Britain's most senior Catholic cleric, Cardinal Vincent Nichols, says that an influx of immigrants is helping the UK to rediscover its Christian roots and revive religion in a "weary, western" culture. "Not only are new arrivals adding to fading congregation numbers, but they are encouraging the British born demographic to rediscover their faith, said the Cardinal."
The Cardinal believes rising immigration numbers, which have seen the UK's population grow at its fastest rate since records began, will serve to strengthen social cohesion because faith he says has the ability to bring people from different walks of life together.
"British values" not enough to maintain social cohesion
Cardinal Nichols argues that encouraging 'British values' - a key element of the Government's approach to tackling terrorism – is not enough to maintain social cohesion on its own. He said: "Society needs something more substantial than these 'values' we keep hearing of because our shared public culture is comparatively shallow."
Speaking ahead of the 'Proclaim 15' conference in Birmingham – taking place on July 11th and 12th, Cardinal Nichols said that although there's evidence of a decline in Christianity, Britain has been presented with an opportune moment to change that, as society begins to recognise a need for 'something more.'
Proclaim 15 is an initiative that has been launched to encourage, inspire and support new expressions of parish evangelism. Catholics from across the UK gather to hear key note speeches, utilise resources and learn of missionary events due to take place in the UK and worldwide. Cardinal Nichols hopes that this initiative will help to promote Christianity.
2011 census and immigration of Christians
Britain's 2011 census revealed a decline, over a period of 10 years, of 4.1 million people in England and Wales who declared themselves to be Christian. However, this figure was boosted by the arrival of 1.2 million Christians from overseas, including African evangelicals and Polish Catholics.
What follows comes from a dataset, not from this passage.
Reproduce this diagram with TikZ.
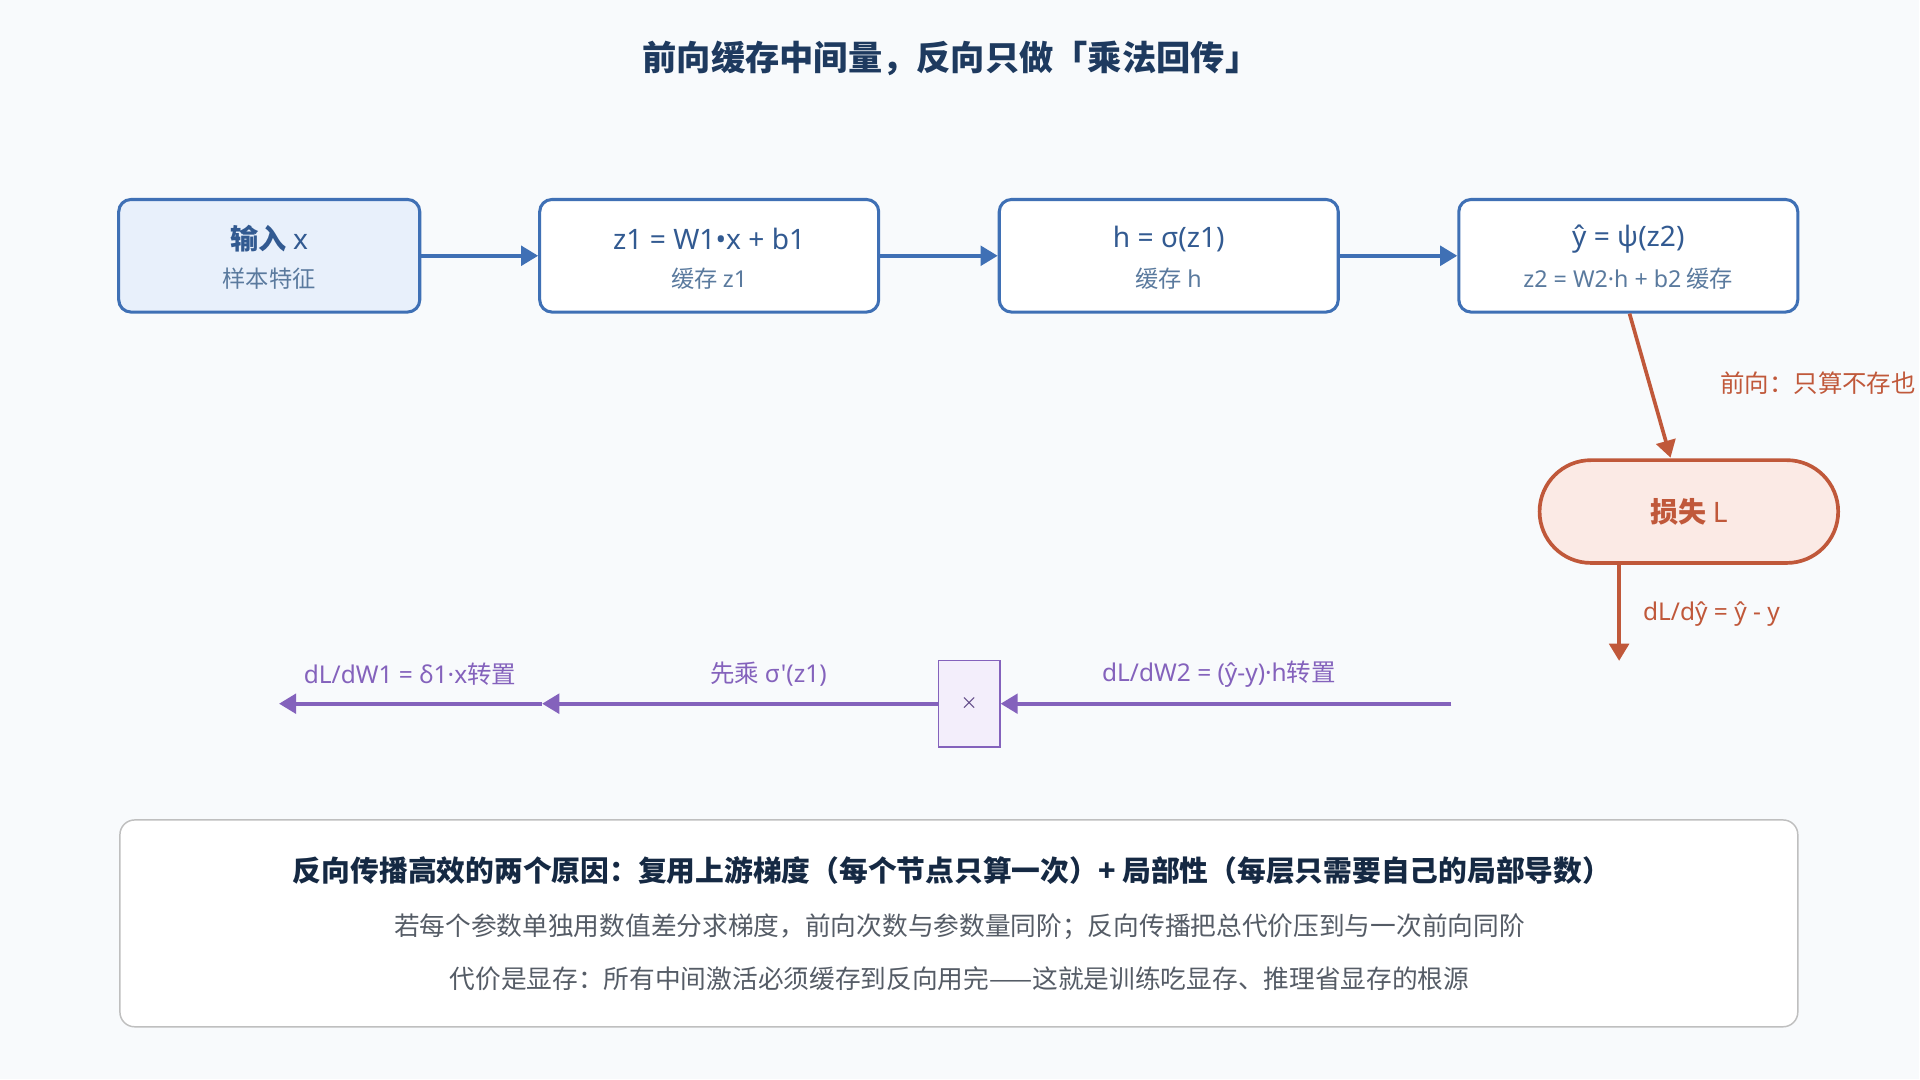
\documentclass[tikz,border=0pt]{standalone}
\usepackage{fontspec}
\setmainfont{Noto Sans CJK SC}
\newfontfamily\lat{Noto Sans}
\usepackage{xcolor}
\usetikzlibrary{arrows.meta,positioning,shapes}
\definecolor{bgc}{HTML}{F8FAFC}
\definecolor{navy}{HTML}{1E3A5F}
\definecolor{fwd}{HTML}{3F70B5}
\definecolor{fwdfill}{HTML}{E8F0FB}
\definecolor{subc}{HTML}{5A7A9E}
\definecolor{lossc}{HTML}{C0583A}
\definecolor{lossfill}{HTML}{FBEAE5}
\definecolor{bwd}{HTML}{8462BC}
\definecolor{bwdfill}{HTML}{F3EEFB}
\definecolor{grayc}{HTML}{555C66}
\newcommand{\yh}{{\lat ŷ}}

\begin{document}
\begin{tikzpicture}[x=1pt,y=-1pt,
  stage/.style={draw=fwd, line width=2.5pt, rounded corners=10pt, fill=white, minimum width=277pt, minimum height=92pt, align=center},
  fwdarrow/.style={draw=fwd, line width=3pt, -{Triangle[length=14pt,width=16pt]}},
  bwdarrow/.style={draw=bwd, line width=3pt, -{Triangle[length=14pt,width=16pt]}},
  bwdlabel/.style={text=bwd, font=\fontsize{20}{24}\selectfont\lat}]
\fill[bgc] (0,0) rectangle (1568,882);
\node[text=navy, font=\fontsize{28}{32}\selectfont\bfseries] (title) at (777,48) {前向缓存中间量，反向只做「乘法回传」};

% forward pass
\node[stage, fill=fwdfill, minimum width=246pt] (in) at (220,209) {};
\node[stage] (z1) at (579.5,209) {};
\node[stage] (h) at (955,209) {};
\node[stage] (yhat) at (1330.5,209) {};
\foreach \n/\top/\sub in {in/{输入 {\lat x}}/样本特征, z1/{\lat z1 = W1•x + b1}/缓存 {\lat z1}, h/{\lat h = σ(z1)}/缓存 {\lat h}, yhat/{\lat ŷ = ψ(z2)}/{{\lat z2 = W2·h + b2} 缓存}}{
  \node[text=fwd!80!black, font=\fontsize{23}{26}\selectfont\bfseries] at ([yshift=14pt]\n.center) {\top};
  \node[text=subc, font=\fontsize{19}{22}\selectfont] at ([yshift=-19pt]\n.center) {\sub};
}
\draw[fwdarrow] (in.east) -- (z1.west);
\draw[fwdarrow] (z1.east) -- (h.west);
\draw[fwdarrow] (h.east) -- (yhat.west);

% loss
\node[draw=lossc, line width=3pt, fill=lossfill, rounded corners=42pt, minimum width=244pt, minimum height=84pt, text=lossc, font=\fontsize{23}{26}\selectfont\bfseries] (loss) at (1380,418) {损失 {\lat L}};
\coordinate (lossin) at (1365,374);
\draw[draw=lossc, line width=3pt, -{Triangle[length=14pt,width=16pt]}] ([xshift=1pt]yhat.south) -- (lossin);
\node[anchor=west, text=lossc, font=\fontsize{20}{22}\selectfont] (fwdnote) at (1402,313) {前向：只算不存也};
\coordinate (grad) at (1323,540);
\draw[draw=lossc, line width=3pt, -{Triangle[length=14pt,width=16pt]}] (loss.south -| grad) -- (grad);
\node[anchor=west, text=lossc, font=\fontsize{20}{22}\selectfont\lat] (dy) at (1339,502) {dL/dŷ = ŷ - y};

% backward pass
\node[draw=bwd, line width=1.2pt, fill=bwdfill, minimum width=50pt, minimum height=71pt, font=\fontsize{14}{16}\selectfont, text=bwd!70!black] (mul) at (792,575) {×};
\coordinate (bstart) at (1186,575);
\coordinate (bmid) at (443,575);
\coordinate (bend) at (228,575);
\draw[bwdarrow] (bstart) -- (mul.east);
\draw[bwdarrow] (mul.west) -- (bmid);
\draw[bwdarrow] (bmid) -- (bend);
\node[bwdlabel] (dw2) at (996,551) {dL/dW2 = (ŷ-y)·h\rmfamily 转置};
\node[bwdlabel] (sig) at (628,551) {\rmfamily 先乘 \lat σ'(z1)};
\node[bwdlabel] (dw1) at (335,551) {dL/dW1 = δ1·x\rmfamily 转置};

% summary
\node[draw=gray!50, line width=1.2pt, fill=white, rounded corners=12pt, minimum width=1371pt, minimum height=169pt] (sum) at (783.5,754.5) {};
\node[text=navy!70!black, font=\fontsize{23.5}{26}\selectfont\bfseries] (s1) at (778,711) {反向传播高效的两个原因：复用上游梯度（每个节点只算一次）+ 局部性（每层只需要自己的局部导数）};
\node[text=grayc, font=\fontsize{21}{24}\selectfont] (s2) at (784,757) {若每个参数单独用数值差分求梯度，前向次数与参数量同阶；反向传播把总代价压到与一次前向同阶};
\node[text=grayc, font=\fontsize{21}{24}\selectfont] (s3) at (784,800) {代价是显存：所有中间激活必须缓存到反向用完——这就是训练吃显存、推理省显存的根源};
\useasboundingbox (0,0) rectangle (1568,882);
\end{tikzpicture}
\end{document}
The percentage of British-born people describing themselves as Christian dropped by 15% - equivalent to 5.3 million people – in the decade prior to the 2011 census.
Cardinal Nichols, is head of the Westminster diocese - a diocese includes all the parish churches in the area - has witnessed some of the highest levels of immigration in the UK said: "If you remove immigration from the equation, you are talking about a country that does not exist."
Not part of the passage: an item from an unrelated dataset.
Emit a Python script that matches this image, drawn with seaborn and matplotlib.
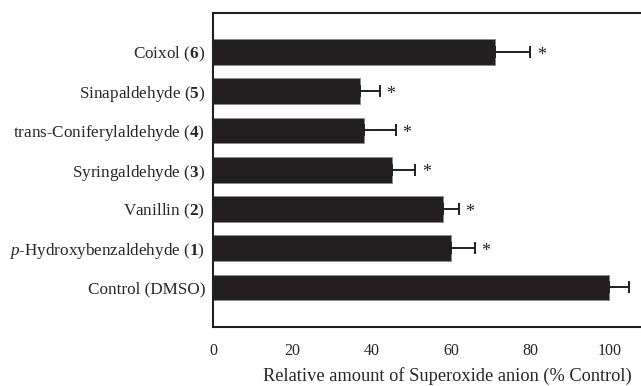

He added: "As a country, you can't just talk about 'native Britons' representing the Christian faith. We are a country of diversity, an island where people arrive from around the world bringing with them multiple talents and readiness. You can't exclude them, you have to realise the reality of Catholic life as it stands today."
Nichols argues that Christianity is vastly enriched by immigrants and that their 'energy for the faith' has a positive effect on a "weary, western secularised culture". He says that Western culture is given 'new hope, resilience and enthusiasm.'
"Society is tentatively realising that something more is needed than the sharing of shallow British values. Yes the values are good, but mainly to British people, not every immigrant will integrate based on British values, whereas faith digs deeper to establish a much more solid social cohesion," Nichols added.